=== Excerpted records ===

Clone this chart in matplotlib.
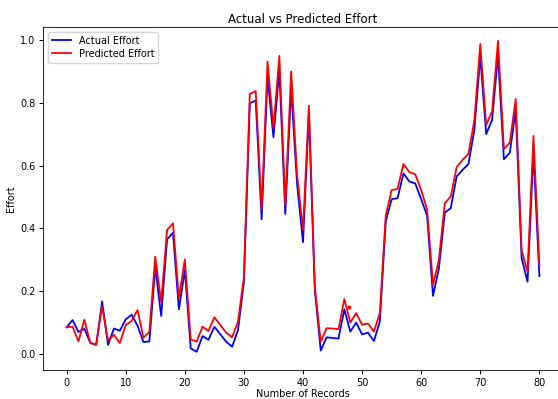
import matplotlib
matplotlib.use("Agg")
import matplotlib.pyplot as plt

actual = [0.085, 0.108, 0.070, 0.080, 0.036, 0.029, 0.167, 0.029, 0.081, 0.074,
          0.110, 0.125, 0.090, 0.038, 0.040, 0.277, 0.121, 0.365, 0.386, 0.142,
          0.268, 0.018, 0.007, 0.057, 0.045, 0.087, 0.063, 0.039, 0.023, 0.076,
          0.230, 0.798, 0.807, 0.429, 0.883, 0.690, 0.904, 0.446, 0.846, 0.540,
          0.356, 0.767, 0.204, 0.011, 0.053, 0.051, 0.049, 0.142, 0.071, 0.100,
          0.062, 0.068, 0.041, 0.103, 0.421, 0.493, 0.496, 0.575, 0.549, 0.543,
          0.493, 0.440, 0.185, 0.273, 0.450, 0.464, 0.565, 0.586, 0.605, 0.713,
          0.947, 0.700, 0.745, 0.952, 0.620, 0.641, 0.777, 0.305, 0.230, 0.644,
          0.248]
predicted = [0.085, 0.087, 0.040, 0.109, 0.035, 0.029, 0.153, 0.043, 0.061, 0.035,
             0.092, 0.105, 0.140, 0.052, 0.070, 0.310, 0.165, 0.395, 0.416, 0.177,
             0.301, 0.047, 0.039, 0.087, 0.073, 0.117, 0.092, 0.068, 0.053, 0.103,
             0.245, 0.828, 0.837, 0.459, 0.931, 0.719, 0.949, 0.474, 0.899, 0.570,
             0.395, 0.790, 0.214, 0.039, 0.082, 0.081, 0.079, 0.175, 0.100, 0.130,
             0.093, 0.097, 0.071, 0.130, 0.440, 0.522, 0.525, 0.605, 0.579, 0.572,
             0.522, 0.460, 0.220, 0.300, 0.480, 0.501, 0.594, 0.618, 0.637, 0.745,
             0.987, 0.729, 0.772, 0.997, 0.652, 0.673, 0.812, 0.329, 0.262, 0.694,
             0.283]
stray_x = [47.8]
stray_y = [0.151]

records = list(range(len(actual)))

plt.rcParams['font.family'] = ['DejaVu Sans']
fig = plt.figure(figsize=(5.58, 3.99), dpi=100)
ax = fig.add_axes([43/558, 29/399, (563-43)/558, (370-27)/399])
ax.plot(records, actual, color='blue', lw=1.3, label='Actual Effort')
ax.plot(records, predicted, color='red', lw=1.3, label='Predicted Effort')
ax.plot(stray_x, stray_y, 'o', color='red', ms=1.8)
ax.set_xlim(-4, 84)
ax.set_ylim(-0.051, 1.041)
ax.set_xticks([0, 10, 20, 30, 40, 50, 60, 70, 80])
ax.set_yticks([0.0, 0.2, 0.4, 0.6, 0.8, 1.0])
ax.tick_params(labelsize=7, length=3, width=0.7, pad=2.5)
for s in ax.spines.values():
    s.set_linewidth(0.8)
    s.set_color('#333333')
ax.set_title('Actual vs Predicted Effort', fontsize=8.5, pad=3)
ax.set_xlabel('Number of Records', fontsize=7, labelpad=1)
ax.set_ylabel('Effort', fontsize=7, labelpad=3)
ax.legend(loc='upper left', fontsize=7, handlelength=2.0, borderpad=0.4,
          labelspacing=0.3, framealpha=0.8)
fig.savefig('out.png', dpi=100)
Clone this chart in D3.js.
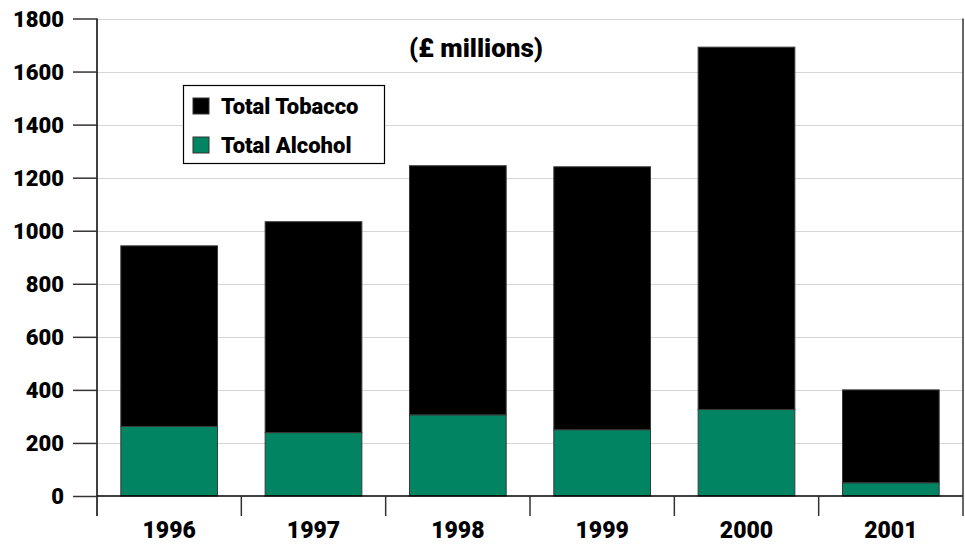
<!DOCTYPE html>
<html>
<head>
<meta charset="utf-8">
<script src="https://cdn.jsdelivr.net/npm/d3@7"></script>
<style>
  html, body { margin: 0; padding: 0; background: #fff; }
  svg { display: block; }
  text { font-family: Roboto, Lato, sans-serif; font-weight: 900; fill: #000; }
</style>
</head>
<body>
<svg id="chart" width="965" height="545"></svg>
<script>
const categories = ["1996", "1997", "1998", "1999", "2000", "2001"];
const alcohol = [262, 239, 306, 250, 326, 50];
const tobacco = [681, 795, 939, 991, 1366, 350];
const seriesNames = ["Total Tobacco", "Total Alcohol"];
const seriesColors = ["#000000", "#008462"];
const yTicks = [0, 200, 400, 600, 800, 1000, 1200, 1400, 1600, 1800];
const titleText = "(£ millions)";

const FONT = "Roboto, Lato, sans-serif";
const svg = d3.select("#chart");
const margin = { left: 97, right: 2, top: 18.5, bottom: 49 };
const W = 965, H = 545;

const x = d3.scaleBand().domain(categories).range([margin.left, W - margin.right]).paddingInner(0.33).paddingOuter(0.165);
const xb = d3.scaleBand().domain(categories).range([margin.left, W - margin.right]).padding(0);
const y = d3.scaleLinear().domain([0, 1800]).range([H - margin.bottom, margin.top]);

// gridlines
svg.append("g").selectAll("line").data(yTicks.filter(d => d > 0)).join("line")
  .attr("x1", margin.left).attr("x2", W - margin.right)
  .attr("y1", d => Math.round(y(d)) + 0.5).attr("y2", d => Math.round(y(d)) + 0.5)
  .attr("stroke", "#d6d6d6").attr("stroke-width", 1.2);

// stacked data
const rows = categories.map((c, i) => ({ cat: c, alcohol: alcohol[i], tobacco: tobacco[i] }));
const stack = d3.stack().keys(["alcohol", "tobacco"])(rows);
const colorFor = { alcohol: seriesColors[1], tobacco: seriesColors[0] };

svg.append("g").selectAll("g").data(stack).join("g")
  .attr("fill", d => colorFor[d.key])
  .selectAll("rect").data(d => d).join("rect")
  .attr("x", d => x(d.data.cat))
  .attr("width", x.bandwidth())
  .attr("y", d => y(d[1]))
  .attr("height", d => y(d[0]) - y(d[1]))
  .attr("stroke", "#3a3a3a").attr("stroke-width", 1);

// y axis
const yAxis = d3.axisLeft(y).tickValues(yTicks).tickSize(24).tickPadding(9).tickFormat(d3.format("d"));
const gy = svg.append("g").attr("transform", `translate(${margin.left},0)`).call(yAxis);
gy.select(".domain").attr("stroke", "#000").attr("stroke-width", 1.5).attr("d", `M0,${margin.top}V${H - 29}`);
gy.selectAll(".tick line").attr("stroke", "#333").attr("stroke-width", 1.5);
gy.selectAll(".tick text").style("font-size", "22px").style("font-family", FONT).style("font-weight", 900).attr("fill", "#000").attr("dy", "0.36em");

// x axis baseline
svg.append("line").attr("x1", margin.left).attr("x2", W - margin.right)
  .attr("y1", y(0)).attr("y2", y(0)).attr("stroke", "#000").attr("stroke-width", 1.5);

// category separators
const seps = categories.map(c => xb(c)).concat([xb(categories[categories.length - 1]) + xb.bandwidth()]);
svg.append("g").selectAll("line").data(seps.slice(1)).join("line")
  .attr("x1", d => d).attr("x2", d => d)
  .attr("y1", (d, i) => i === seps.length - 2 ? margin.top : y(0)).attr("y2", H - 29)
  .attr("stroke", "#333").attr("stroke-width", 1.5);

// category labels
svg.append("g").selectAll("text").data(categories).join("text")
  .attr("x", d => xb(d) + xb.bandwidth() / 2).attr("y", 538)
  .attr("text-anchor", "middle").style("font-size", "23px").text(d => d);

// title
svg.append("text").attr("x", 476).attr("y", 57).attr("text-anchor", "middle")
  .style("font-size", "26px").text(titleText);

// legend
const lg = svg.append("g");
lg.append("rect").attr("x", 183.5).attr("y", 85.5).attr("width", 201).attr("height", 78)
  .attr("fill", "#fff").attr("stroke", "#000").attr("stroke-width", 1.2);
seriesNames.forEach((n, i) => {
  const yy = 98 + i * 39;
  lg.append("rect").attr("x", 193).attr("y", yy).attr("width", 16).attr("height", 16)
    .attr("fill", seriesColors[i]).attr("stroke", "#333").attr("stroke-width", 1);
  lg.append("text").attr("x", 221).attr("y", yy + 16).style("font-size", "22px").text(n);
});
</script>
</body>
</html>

===

* Task
Above are some entries; copy exactly the lines from the line with "Clone this chart in D3.js." through the line with "const W = 965, H = 545;", both included, but none of the pictures.

* Exercise output
Clone this chart in D3.js.
<!DOCTYPE html>
<html>
<head>
<meta charset="utf-8">
<script src="https://cdn.jsdelivr.net/npm/d3@7"></script>
<style>
  html, body { margin: 0; padding: 0; background: #fff; }
  svg { display: block; }
  text { font-family: Roboto, Lato, sans-serif; font-weight: 900; fill: #000; }
</style>
</head>
<body>
<svg id="chart" width="965" height="545"></svg>
<script>
const categories = ["1996", "1997", "1998", "1999", "2000", "2001"];
const alcohol = [262, 239, 306, 250, 326, 50];
const tobacco = [681, 795, 939, 991, 1366, 350];
const seriesNames = ["Total Tobacco", "Total Alcohol"];
const seriesColors = ["#000000", "#008462"];
const yTicks = [0, 200, 400, 600, 800, 1000, 1200, 1400, 1600, 1800];
const titleText = "(£ millions)";

const FONT = "Roboto, Lato, sans-serif";
const svg = d3.select("#chart");
const margin = { left: 97, right: 2, top: 18.5, bottom: 49 };
const W = 965, H = 545;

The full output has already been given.